= Task instructions =
Please copy all the lines that follow, word for word.

** BEGIN **

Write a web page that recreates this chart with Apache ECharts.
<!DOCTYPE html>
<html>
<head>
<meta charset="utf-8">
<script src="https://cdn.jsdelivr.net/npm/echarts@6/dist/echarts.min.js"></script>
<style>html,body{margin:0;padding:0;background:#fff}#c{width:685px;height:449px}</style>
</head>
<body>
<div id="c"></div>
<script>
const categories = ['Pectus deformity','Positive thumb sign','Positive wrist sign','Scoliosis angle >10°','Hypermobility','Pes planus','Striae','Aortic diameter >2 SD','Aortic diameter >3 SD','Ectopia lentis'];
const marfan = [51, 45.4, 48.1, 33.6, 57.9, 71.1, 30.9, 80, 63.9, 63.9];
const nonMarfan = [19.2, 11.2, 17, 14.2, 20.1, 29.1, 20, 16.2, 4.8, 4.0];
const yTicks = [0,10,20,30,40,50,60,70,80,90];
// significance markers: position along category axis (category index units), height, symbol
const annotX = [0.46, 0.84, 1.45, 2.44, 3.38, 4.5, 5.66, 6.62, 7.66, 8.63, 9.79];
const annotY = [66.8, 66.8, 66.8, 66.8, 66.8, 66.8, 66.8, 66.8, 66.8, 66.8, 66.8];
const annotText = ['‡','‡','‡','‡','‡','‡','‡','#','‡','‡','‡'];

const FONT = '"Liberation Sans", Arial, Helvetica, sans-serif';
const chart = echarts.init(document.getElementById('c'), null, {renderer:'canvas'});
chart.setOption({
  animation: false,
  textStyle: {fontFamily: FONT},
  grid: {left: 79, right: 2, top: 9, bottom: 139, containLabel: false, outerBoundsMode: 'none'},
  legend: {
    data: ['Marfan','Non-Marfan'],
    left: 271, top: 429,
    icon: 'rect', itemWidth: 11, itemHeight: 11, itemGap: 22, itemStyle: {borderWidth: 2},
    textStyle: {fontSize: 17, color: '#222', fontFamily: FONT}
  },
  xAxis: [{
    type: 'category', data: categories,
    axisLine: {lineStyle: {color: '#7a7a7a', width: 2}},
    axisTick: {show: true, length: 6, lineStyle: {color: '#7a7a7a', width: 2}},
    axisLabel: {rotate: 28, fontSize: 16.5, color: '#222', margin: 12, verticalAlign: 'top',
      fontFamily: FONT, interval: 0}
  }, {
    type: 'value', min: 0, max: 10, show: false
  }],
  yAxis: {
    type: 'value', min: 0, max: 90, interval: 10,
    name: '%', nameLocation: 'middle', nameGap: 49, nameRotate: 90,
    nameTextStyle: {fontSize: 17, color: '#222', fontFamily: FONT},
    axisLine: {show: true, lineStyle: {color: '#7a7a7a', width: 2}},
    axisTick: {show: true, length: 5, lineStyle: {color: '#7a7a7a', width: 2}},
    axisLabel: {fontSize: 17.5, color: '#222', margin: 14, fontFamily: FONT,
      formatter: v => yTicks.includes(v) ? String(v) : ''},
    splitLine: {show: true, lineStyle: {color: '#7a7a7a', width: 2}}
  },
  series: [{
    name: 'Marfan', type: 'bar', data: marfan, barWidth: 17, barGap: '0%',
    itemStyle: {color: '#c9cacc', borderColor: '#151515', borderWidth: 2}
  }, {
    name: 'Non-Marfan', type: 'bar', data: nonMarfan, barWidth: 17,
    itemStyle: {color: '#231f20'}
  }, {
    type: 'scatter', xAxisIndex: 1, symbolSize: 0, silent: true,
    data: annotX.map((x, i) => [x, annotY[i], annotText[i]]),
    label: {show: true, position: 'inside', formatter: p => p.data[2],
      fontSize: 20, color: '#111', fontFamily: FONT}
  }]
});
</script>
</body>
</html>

** END **

= Output for this task =
Write a web page that recreates this chart with Apache ECharts.
<!DOCTYPE html>
<html>
<head>
<meta charset="utf-8">
<script src="https://cdn.jsdelivr.net/npm/echarts@6/dist/echarts.min.js"></script>
<style>html,body{margin:0;padding:0;background:#fff}#c{width:685px;height:449px}</style>
</head>
<body>
<div id="c"></div>
<script>
const categories = ['Pectus deformity','Positive thumb sign','Positive wrist sign','Scoliosis angle >10°','Hypermobility','Pes planus','Striae','Aortic diameter >2 SD','Aortic diameter >3 SD','Ectopia lentis'];
const marfan = [51, 45.4, 48.1, 33.6, 57.9, 71.1, 30.9, 80, 63.9, 63.9];
const nonMarfan = [19.2, 11.2, 17, 14.2, 20.1, 29.1, 20, 16.2, 4.8, 4.0];
const yTicks = [0,10,20,30,40,50,60,70,80,90];
// significance markers: position along category axis (category index units), height, symbol
const annotX = [0.46, 0.84, 1.45, 2.44, 3.38, 4.5, 5.66, 6.62, 7.66, 8.63, 9.79];
const annotY = [66.8, 66.8, 66.8, 66.8, 66.8, 66.8, 66.8, 66.8, 66.8, 66.8, 66.8];
const annotText = ['‡','‡','‡','‡','‡','‡','‡','#','‡','‡','‡'];

const FONT = '"Liberation Sans", Arial, Helvetica, sans-serif';
const chart = echarts.init(document.getElementById('c'), null, {renderer:'canvas'});
chart.setOption({
  animation: false,
  textStyle: {fontFamily: FONT},
  grid: {left: 79, right: 2, top: 9, bottom: 139, containLabel: false, outerBoundsMode: 'none'},
  legend: {
    data: ['Marfan','Non-Marfan'],
    left: 271, top: 429,
    icon: 'rect', itemWidth: 11, itemHeight: 11, itemGap: 22, itemStyle: {borderWidth: 2},
    textStyle: {fontSize: 17, color: '#222', fontFamily: FONT}
  },
  xAxis: [{
    type: 'category', data: categories,
    axisLine: {lineStyle: {color: '#7a7a7a', width: 2}},
    axisTick: {show: true, length: 6, lineStyle: {color: '#7a7a7a', width: 2}},
    axisLabel: {rotate: 28, fontSize: 16.5, color: '#222', margin: 12, verticalAlign: 'top',
      fontFamily: FONT, interval: 0}
  }, {
    type: 'value', min: 0, max: 10, show: false
  }],
  yAxis: {
    type: 'value', min: 0, max: 90, interval: 10,
    name: '%', nameLocation: 'middle', nameGap: 49, nameRotate: 90,
    nameTextStyle: {fontSize: 17, color: '#222', fontFamily: FONT},
    axisLine: {show: true, lineStyle: {color: '#7a7a7a', width: 2}},
    axisTick: {show: true, length: 5, lineStyle: {color: '#7a7a7a', width: 2}},
    axisLabel: {fontSize: 17.5, color: '#222', margin: 14, fontFamily: FONT,
      formatter: v => yTicks.includes(v) ? String(v) : ''},
    splitLine: {show: true, lineStyle: {color: '#7a7a7a', width: 2}}
  },
  series: [{
    name: 'Marfan', type: 'bar', data: marfan, barWidth: 17, barGap: '0%',
    itemStyle: {color: '#c9cacc', borderColor: '#151515', borderWidth: 2}
  }, {
    name: 'Non-Marfan', type: 'bar', data: nonMarfan, barWidth: 17,
    itemStyle: {color: '#231f20'}
  }, {
    type: 'scatter', xAxisIndex: 1, symbolSize: 0, silent: true,
    data: annotX.map((x, i) => [x, annotY[i], annotText[i]]),
    label: {show: true, position: 'inside', formatter: p => p.data[2],
      fontSize: 20, color: '#111', fontFamily: FONT}
  }]
});
</script>
</body>
</html>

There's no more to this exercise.